“There is no such thing as society” Margaret Thatcher
In a week that saw Veritas’s Robert Kilroy-Silk denounce the “liberal fascism” of multi-culturalism, and Conservative leader Michael Howard continue to press his shamelessly populist agenda on immigration, it is perhaps as good a time as any to try and analyse this ages-old phenomenon. Mr Howard’s decision to employ this approach can be put down to political expediency – Labour and Tory are ideologically almost indistinguishable in 2005, and it is because Labour have themselves moved so far to the right that the Tories must plumb new depths to make themselves appeal.
This explanation does not, however, account for the immense popularity of this sort of rhetoric, which has received a disturbingly warm reception in most quarters. I would submit that this popularity is the result of a grand swindle carried out, consciously and unconsciously, by right-wing populists in our media and political institutions, and the terms of the swindle are as follows: in England, we used to have a society in which people talked to each other, said hello; where people were friendly, and there was very little suspicion or hate in the air. A girl could walk home late at night without fear of being attacked. There was a togetherness – a sense, for want of a better word, of community which no longer exists today, and the clearest cause of this disintegration is immigration.
I would submit that there has indeed been a disintegration of society in the past twenty-five years, but its true causes are ones which the right-wing media would not dare consider. Town & City planning is one example; the Tories’ cost-cutting Housing Subsidies Act of 1954 first paved the way for Council Housing to move away from dignified, good-quality housing to the crumbling, alienating tower blocks we see today; while the best council housing has since been sold off and now leads the “housing boom”, the rest is left behind to create urban ghettos whose only relevance to the lives of middle-class commentators comes in the form of the occasional late-night television documentaries about crime. Their passion for “integration” and “one nation” is alive and well when it comes to talking about immigration, but they are perfectly happy to segregate current citizens – to confine the poor and unemployed to live among themselves, with all the despair and misery this breeds.
In a society that values free market individualism ahead of its children’s physical and mental well-being, it naturally follows that playing fields are sold off to be replaced by supermarket car parks.
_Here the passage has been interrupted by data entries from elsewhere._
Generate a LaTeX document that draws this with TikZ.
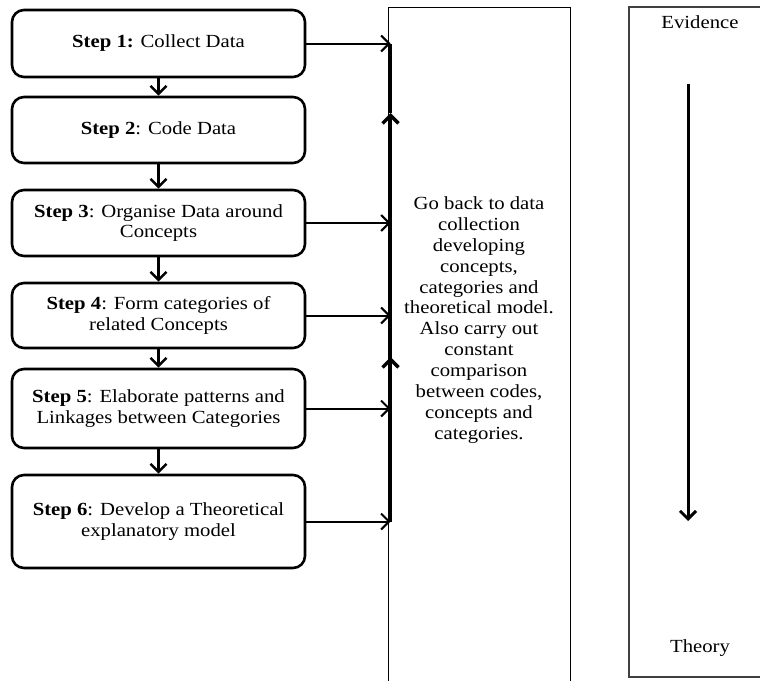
\documentclass[tikz,border=0pt]{standalone}
\usepackage{fontspec}
\setmainfont{Liberation Serif}[FakeStretch=1.12]
\usetikzlibrary{arrows.meta}
\begin{document}
\begin{tikzpicture}[x=1pt,y=-1pt,
        stepbox/.style={draw, line width=2.6pt, rounded corners=12pt,
            minimum width=293pt, align=center, inner sep=2pt,
            font=\fontsize{18.5}{20.7}\selectfont},
        link/.style={line width=2pt, -{Straight Barb[length=8pt,width=16pt]}},
        spine/.style={line width=3.4pt},
        plain/.style={font=\fontsize{18.5}{20.9}\selectfont, align=center}]
        \useasboundingbox (0,0) rectangle (760,680);

        \node[stepbox, minimum height=67pt] (step1) at (158.5,43.5) {\textbf{Step 1:} Collect Data};
        \node[stepbox, minimum height=66pt] (step2) at (158.5,130) {\textbf{Step 2}: Code Data};
        \node[stepbox, minimum height=66pt] (step3) at (158.5,223) {\textbf{Step 3}: Organise Data around\\Concepts};
        \node[stepbox, minimum height=65pt] (step4) at (158.5,315.5) {\textbf{Step 4}: Form categories of\\related Concepts};
        \node[stepbox, minimum height=79pt] (step5) at (158.5,408.5) {\textbf{Step 5}: Elaborate patterns and\\Linkages between Categories};
        \node[stepbox, minimum height=93pt] (step6) at (158.5,521.5) {\textbf{Step 6}: Develop a Theoretical\\explanatory model};

        % feedback column
        \draw[line width=1pt] (388,700) -- (388,7) -- (570,7) -- (570,700);
        \node[plain] (goBack) at (479,320) {
            Go back to data\\
            collection\\
            developing\\
            concepts,\\
            categories and\\
            theoretical model.\\
            Also carry out\\
            constant\\
            comparison\\
            between codes,\\
            concepts and\\
            categories.
        };

        % evidence to theory column
        \draw[line width=1.3pt, black!75] (775,7) -- (629,7) -- (629,677) -- (775,677);
        \node[plain] (evidence) at (700,22) {Evidence};
        \node[plain] (theory) at (700,648) {Theory};
        \coordinate (evTop) at (688,84);
        \coordinate (evBottom) at (688,521);
        \draw[link, line width=3pt] (evTop) -- (evBottom);

        \coordinate (spineX) at (390.5,0);
        \coordinate (upTip1) at (390.5,113);
        \coordinate (upTip2) at (390.5,357);

        \draw[link, line width=2.6pt] (step1) -- (step2);
        \draw[link, line width=2.6pt] (step2) -- (step3);
        \draw[link, line width=2.6pt] (step3) -- (step4);
        \draw[link, line width=2.6pt] (step4) -- (step5);
        \draw[link, line width=2.6pt] (step5) -- (step6);

        \draw[link] (step1.east) -- (step1.east -| spineX);
        \draw[link] (step3.east) -- (step3.east -| spineX);
        \draw[link] (step4.east) -- (step4.east -| spineX);
        \draw[link] (step5.east) -- (step5.east -| spineX);
        \draw[link] (step6.east) -- (step6.east -| spineX);

        \draw[spine] (step6.east -| spineX) -- (upTip2);
        \draw[link, spine] (step6.east -| spineX) -- (upTip2);
        \draw[link, spine] (upTip2) -- (upTip1);
        \draw[spine] (upTip1) -- (step1.east -| spineX);
    \end{tikzpicture}
\end{document}
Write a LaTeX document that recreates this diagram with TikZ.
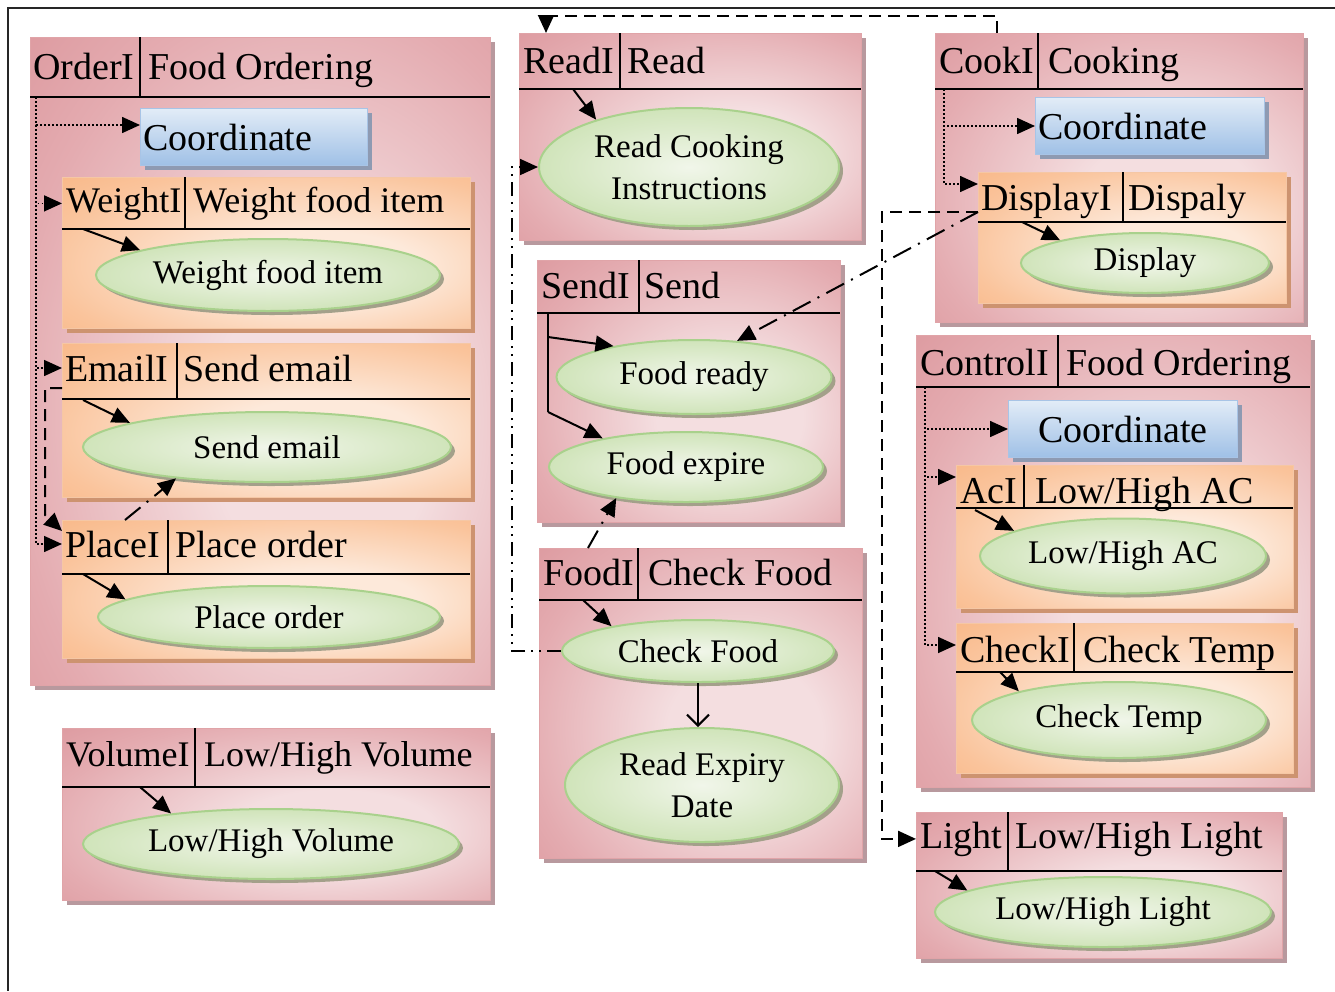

The seed for this re-alignment of social priorities was sown before Thatcher, during the IMF Crisis of 1976 (see ISD, 02/01/05). The current spawn of so-called “Chavs” (a horrible term employed by middle-class young people, to describe and, essentially, to deride certain working-class children), almost completely consumed by a passive-aggressive individualism and an expensively-instilled faith in multinational corporations (bus stops are good targets for graffiti, but McDonald’s or Allsports rarely get a trashing), are the offspring of Thatcherism. A dignified housing and schooling system might help reverse the disintegration of British society, but the issue is seldom addressed with any real impetus by right-wing populists, be they Labour or Tory.
And there’s a very good reason for this. Within the very strict limits set on public expenditure by the IMF and the City, it is all that Labour and the Tories can do to bicker over public spending budgets which provide at best only a small percentage of the amounts required to really give us the kind of country we can be proud of. Labour tried in 1976, and the City put a stop to it, and the result was the Winter of Discontent, which in turn handed the country to the Tories.
Divisiveness is indeed rife, and it is most successful where it is most subtly disseminated. The distasteful culture of “work do’s”, first conceived of by the Nazis, has meant that people in different lines of work, who nevertheless share common interests, spend even less time together. Children, meanwhile, are the every day targeted by high-intensity marketing campaigns that distort their value system and engrain a sense of American individualism, of quasi-militarist aggressiveness, that sets children against each other from an early age – it would not be an exaggeration to conclude that children today are being fascised more than they are being socialised. Perhaps the least subtle factor is simply the inequality of incomes; the gap between the rich and the poor is greater than it ever was, and this makes a nonsense of all this talk of “one nation” or “one culture”. This sort of talk sounds even cheaper when it comes from the mouths of people who swear by the free market and would never dare take the bold steps necessarily to radically change society in respect of the factors that bring about disintegration and alienation.
So there is the swindle – there are two explanations for why society is in the state it’s in. One explanation is very easy to adopt, and won’t require too much thought. You might even feel a little better about yourself in the process. The other will be more complex, and require more intellectual input on your part; it will take a realisation that a massive, progressive change is needed in our political culture, to take back society. In this situation, the journalists and the broadcasters have an opportunity to make sure both sides are heard, and their intellectual dishonesty in continuing to ignore the true causes of disintegration constitutes a gross dereliction of duty on their part, for which we may all yet pay the price.